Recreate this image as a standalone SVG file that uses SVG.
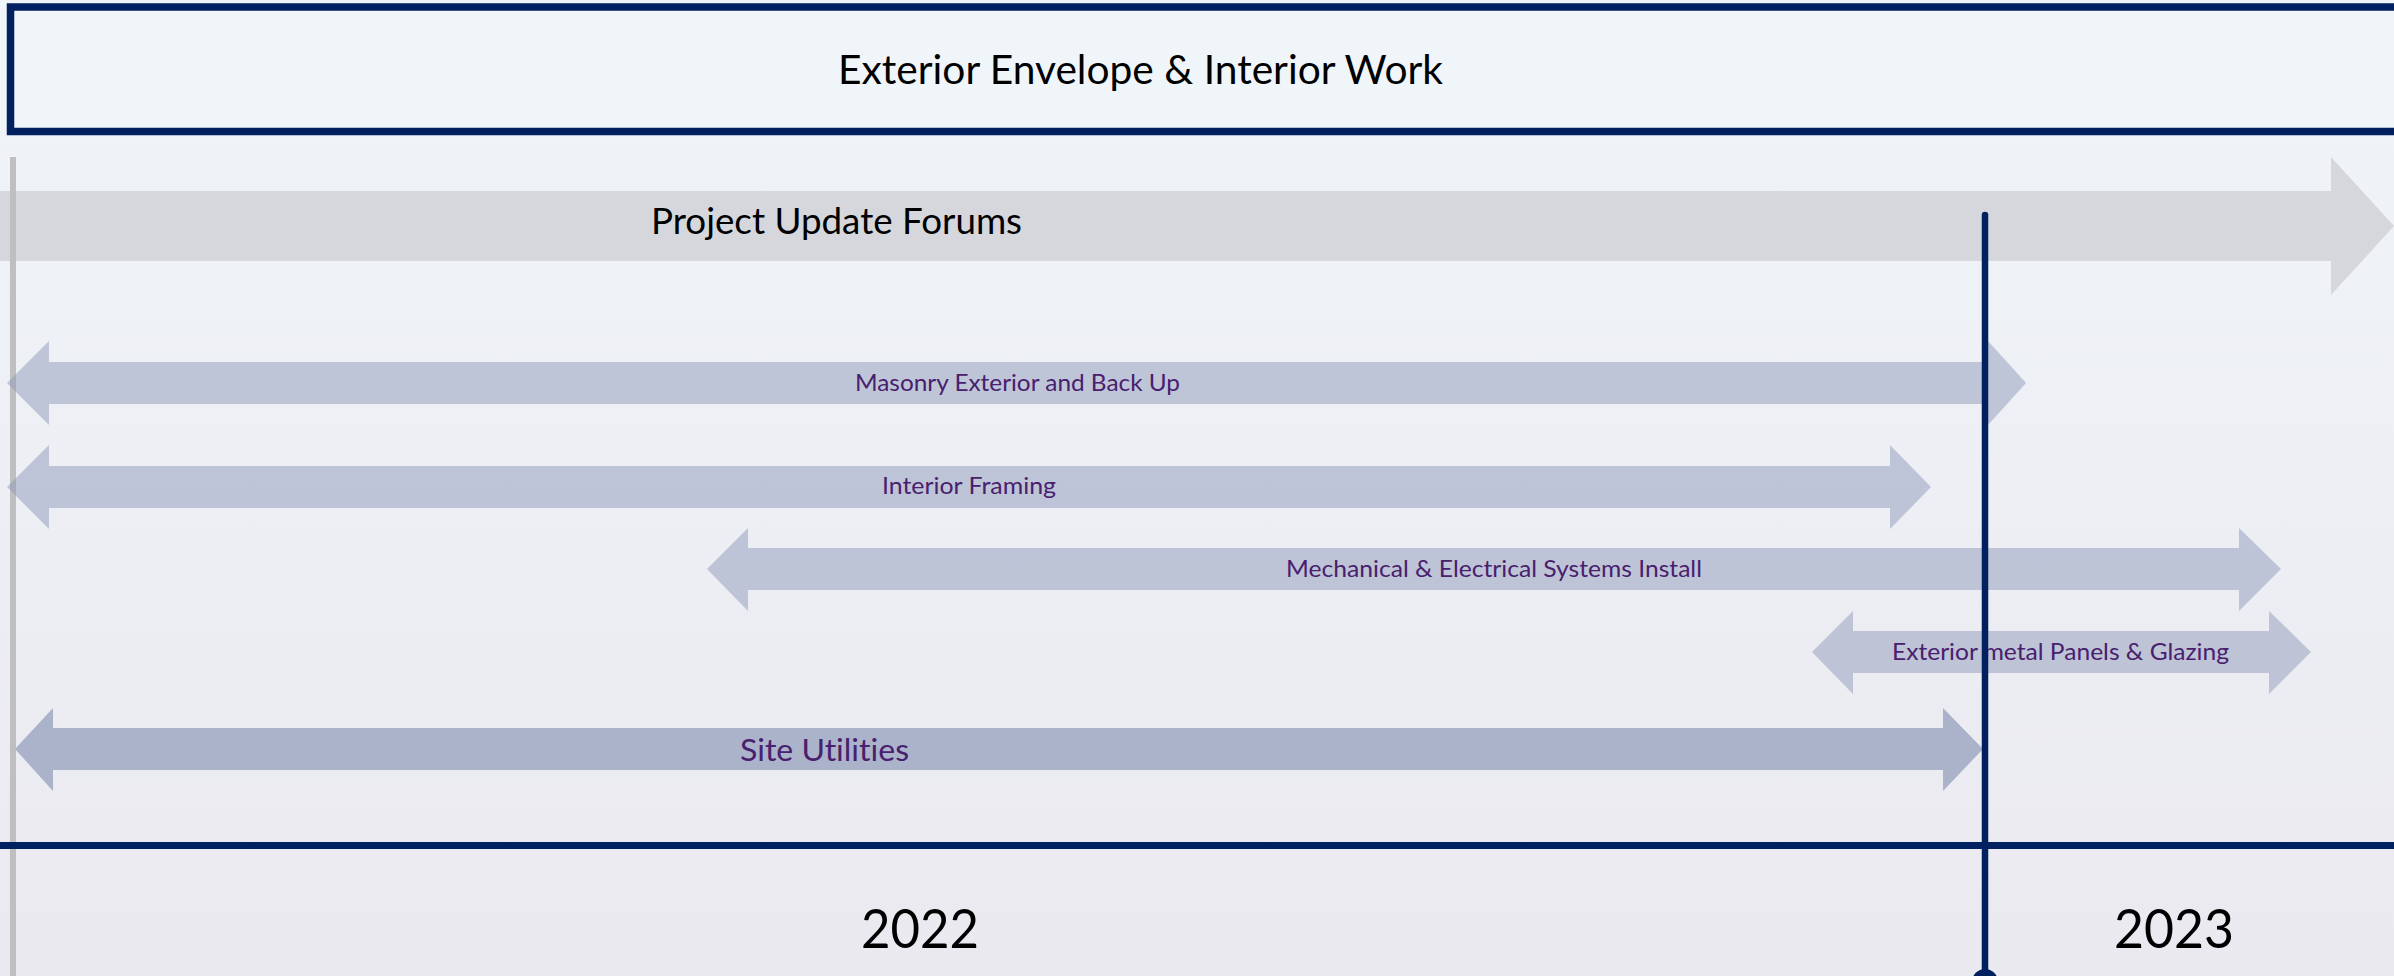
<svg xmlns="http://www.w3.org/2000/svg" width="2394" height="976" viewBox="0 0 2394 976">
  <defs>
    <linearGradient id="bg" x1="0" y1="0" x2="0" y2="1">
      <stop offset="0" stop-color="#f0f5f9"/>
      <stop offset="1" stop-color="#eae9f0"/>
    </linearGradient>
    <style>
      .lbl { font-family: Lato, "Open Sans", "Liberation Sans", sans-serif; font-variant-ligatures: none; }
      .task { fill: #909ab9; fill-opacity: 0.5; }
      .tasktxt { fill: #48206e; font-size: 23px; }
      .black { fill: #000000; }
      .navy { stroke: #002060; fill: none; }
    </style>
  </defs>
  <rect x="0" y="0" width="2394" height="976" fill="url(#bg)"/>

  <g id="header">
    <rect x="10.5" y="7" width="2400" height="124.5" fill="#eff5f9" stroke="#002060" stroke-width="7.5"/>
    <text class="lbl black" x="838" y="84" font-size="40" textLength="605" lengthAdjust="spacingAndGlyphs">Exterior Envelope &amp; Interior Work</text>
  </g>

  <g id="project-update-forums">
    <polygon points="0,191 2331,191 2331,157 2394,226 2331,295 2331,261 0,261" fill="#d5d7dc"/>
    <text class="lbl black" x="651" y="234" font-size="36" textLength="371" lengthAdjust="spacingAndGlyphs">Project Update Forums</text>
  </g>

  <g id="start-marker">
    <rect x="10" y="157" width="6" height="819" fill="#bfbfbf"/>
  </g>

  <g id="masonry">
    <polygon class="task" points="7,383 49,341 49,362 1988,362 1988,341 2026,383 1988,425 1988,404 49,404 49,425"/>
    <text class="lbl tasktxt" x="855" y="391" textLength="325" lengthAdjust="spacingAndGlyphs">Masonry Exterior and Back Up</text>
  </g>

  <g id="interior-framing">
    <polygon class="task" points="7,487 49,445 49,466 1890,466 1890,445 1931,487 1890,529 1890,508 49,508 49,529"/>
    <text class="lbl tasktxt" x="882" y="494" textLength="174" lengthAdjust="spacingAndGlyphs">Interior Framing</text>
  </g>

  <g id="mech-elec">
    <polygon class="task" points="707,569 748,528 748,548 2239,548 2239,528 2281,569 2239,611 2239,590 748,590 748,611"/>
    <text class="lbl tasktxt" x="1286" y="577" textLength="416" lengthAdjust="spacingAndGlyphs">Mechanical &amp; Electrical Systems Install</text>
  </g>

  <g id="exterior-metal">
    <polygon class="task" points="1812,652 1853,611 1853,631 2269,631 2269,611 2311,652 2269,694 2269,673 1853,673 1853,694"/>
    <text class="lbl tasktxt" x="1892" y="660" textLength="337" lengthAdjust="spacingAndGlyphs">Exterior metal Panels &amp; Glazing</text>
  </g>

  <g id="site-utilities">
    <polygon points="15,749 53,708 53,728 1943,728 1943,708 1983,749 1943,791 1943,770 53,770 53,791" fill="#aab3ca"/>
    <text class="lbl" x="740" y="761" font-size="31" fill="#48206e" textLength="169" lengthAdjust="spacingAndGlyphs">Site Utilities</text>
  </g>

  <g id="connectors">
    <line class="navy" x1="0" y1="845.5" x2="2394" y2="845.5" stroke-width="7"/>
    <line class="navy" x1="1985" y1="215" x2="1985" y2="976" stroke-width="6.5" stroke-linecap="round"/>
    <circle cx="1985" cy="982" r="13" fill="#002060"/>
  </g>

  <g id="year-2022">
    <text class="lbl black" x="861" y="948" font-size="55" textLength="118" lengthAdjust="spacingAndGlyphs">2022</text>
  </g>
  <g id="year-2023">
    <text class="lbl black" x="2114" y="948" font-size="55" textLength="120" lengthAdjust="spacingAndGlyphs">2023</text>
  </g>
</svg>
=-=-=-=-=
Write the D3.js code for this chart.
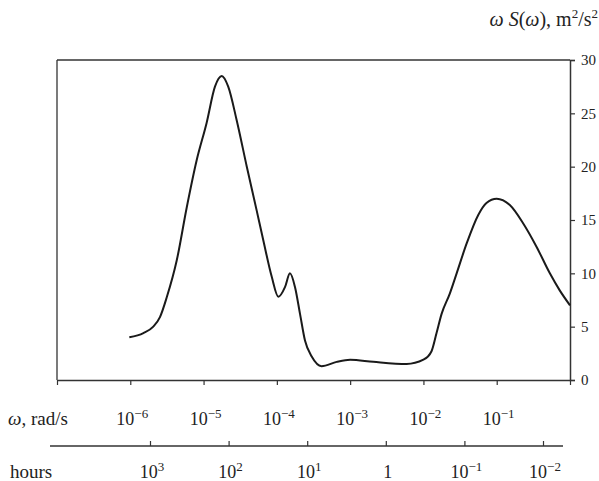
=-=-=-=-=
__Task prompt__:
Count the lines above that contain the word "this", and reply with only that number.

__Task output__:
2